Where the central assertions in the book aren’t erroneous, they’re often trivial. Does anyone disagree that the 16th–century Reformation and Counter-Reformation divided the Western church? Or that the competing truth claims generated greater rivalry, followed by revulsion as armies leveled cities in the name of Christ, opening the door to greater state control and the limiting of doctrine to the private sphere? While “unintended consequences” is an illuminating category, in Gregory’s telling it becomes a catch-all for nearly anything readers of Alasdair MacIntyre’s After Virtue find the most lamentable features of our age. Was the Reformation the unintended consequence of a corrupt medieval church? What are the unintended consequences of the Counter-Reformation? The French Revolution?
There’s an ironic similarity between polemical treatises like The Unintended Reformation and myriad Protestant works. Both turn a complicated 16th century into a simple (and anachronistic) narrative orbiting around central ideas like “scientific imagination,” “democracy,” and “capitalism” and then either praise or blame the Reformation for its pioneering role.
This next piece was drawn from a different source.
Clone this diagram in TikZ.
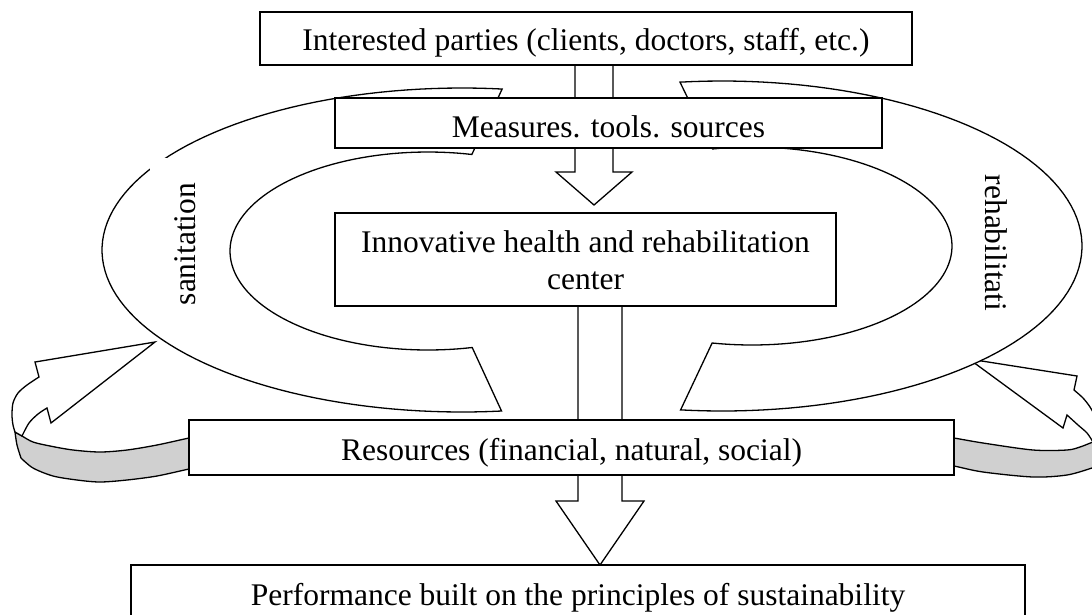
\documentclass[tikz,border=0pt]{standalone}
\usepackage{fontspec}
\setmainfont{Liberation Serif}
\definecolor{band}{RGB}{208,208,208}
\begin{document}
\begin{tikzpicture}[x=1pt,y=-1pt,
  shp/.style={draw=black, line width=1.3pt, fill=white, line join=miter},
  ribbon/.style={draw=black, line width=1.3pt, fill=band},
  box/.style={draw=black, line width=1.8pt, fill=white, inner sep=0pt, text depth=0pt, font=\fontsize{31.5}{37}\selectfont},
  side/.style={inner sep=0pt, font=\fontsize{31.5}{37}\selectfont}]
\useasboundingbox (0,0) rectangle (1092,614);
\clip (0,0) rectangle (1092,614);
% left curved arrow
\filldraw[ribbon] plot[smooth] coordinates {(15,432) (17,445) (21,458)} -- plot[smooth] coordinates {(21,458) (33,468) (53,476) (77,480) (100,482) (127,480) (157,476) (189,469) (205,466)} -- (205,435) -- plot[smooth] coordinates {(205,435) (189,438) (157,445) (127,450) (100,452) (73,450) (50,446) (33,442) (22,436) (15,432)} -- cycle;
\filldraw[shp] (155,342) -- (35,362) -- (39,377) -- plot[smooth] coordinates {(39,377) (27,385) (18,393) (13,403) (12,415) (13,425) (15,432)} -- (22,436) -- plot[smooth] coordinates {(22,436) (29,423) (38,414) (47,408)} -- (51,423) -- cycle;
% right curved arrow
\filldraw[ribbon] plot[smooth] coordinates {(1100,440) (1099,453) (1097,466)} -- plot[smooth] coordinates {(1097,466) (1092,468) (1067,475) (1033,477) (983,472) (954,466) (940,464)} -- (940,436) -- plot[smooth] coordinates {(940,436) (954,438) (983,443) (1033,450) (1067,450) (1080,447) (1093,442) (1100,440)} -- cycle;
\filldraw[shp] (969,359) -- (1077,376) -- (1074,390) -- plot[smooth] coordinates {(1074,390) (1083,398) (1090,407) (1096,418) (1099,430) (1100,440)} -- (1093,442) -- plot[smooth] coordinates {(1093,442) (1087,433) (1078,425) (1067,415)} -- (1063,428) -- cycle;
% crescents
\filldraw[shp] plot[domain=0:1, samples=90] ({462+360*cos(83.6+192.8*\x)}, {250-162*sin(83.6+192.8*\x)}) -- plot[domain=0:1, samples=90] ({428+198*cos(282.9-205.8*\x)}, {251-99*sin(282.9-205.8*\x)}) -- cycle;
\filldraw[shp] plot[domain=0:1, samples=90] ({722+360*cos(96.7-193.4*\x)}, {246-165*sin(96.7-193.4*\x)}) -- plot[domain=0:1, samples=90] ({752+200*cos(-101.5+203*\x)}, {246-99*sin(-101.5+203*\x)}) -- cycle;
% block arrows
\coordinate (tipA) at (594,205);
\coordinate (tipB) at (600,565);
\filldraw[shp] (575,60) -- (575,172) -- (556,172) -- (tipA) -- (632,172) -- (613,172) -- (613,60) -- cycle;
\filldraw[shp] (578,300) -- (578,501) -- (556,501) -- (tipB) -- (644,501) -- (622,501) -- (622,300) -- cycle;
% boxes
\node[box, minimum width=652pt, minimum height=53pt, text height=23pt] (parties) at (586,38.5) {Interested parties (clients, doctors, staff, etc.)};
\node[box, minimum width=547pt, minimum height=50pt, text height=28pt] (measures) at (608.5,123) {Measures. tools. sources};
\node[box, minimum width=501pt, minimum height=93pt, align=center, text height=59pt] (centre) at (585.5,259.5) {Innovative health and rehabilitation\\center};
\node[box, minimum width=765pt, minimum height=55pt, text height=25pt] (resources) at (571.5,447.5) {Resources (financial, natural, social)};
\node[box, minimum width=894pt, minimum height=60pt, text height=20pt] (performance) at (578,595) {Performance built on the principles of sustainability};
% side labels
\node[side, rotate=90, fill=white, minimum width=172pt, minimum height=70pt] (sanit) at (185,244) {sanitation};
\node[side, rotate=-90] (rehab) at (996,243) {rehabilitati};
\end{tikzpicture}
\end{document}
Aside from jaundiced history, what’s lost is an accurate picture of the metaphysical assumptions of the reformers themselves and particularly their successors—the Protestant scholastics—who were remarkably traditional and even Thomistic on several of the points in question.
If one takes the view of many historians (such as Jean Delumeau or Patrick Collinson) that the Reformation wasn’t only a re-evangelization but even in some respects a “primary evangelization” of a barely Christianized Europe, it’s more difficult to see it as a carrier of modernity, much less secularization. But by itself that would be merely a reverse form of polemical history-writing. What’s missing from all such accounts is a narrative as complicated—and interesting—as the history itself.
Brad S. Gregory. The Unintended Reformation: How a Religious Revolution Secularized Society. Cambridge, MA: Harvard University Press, 2012. 592 pp. $39.95.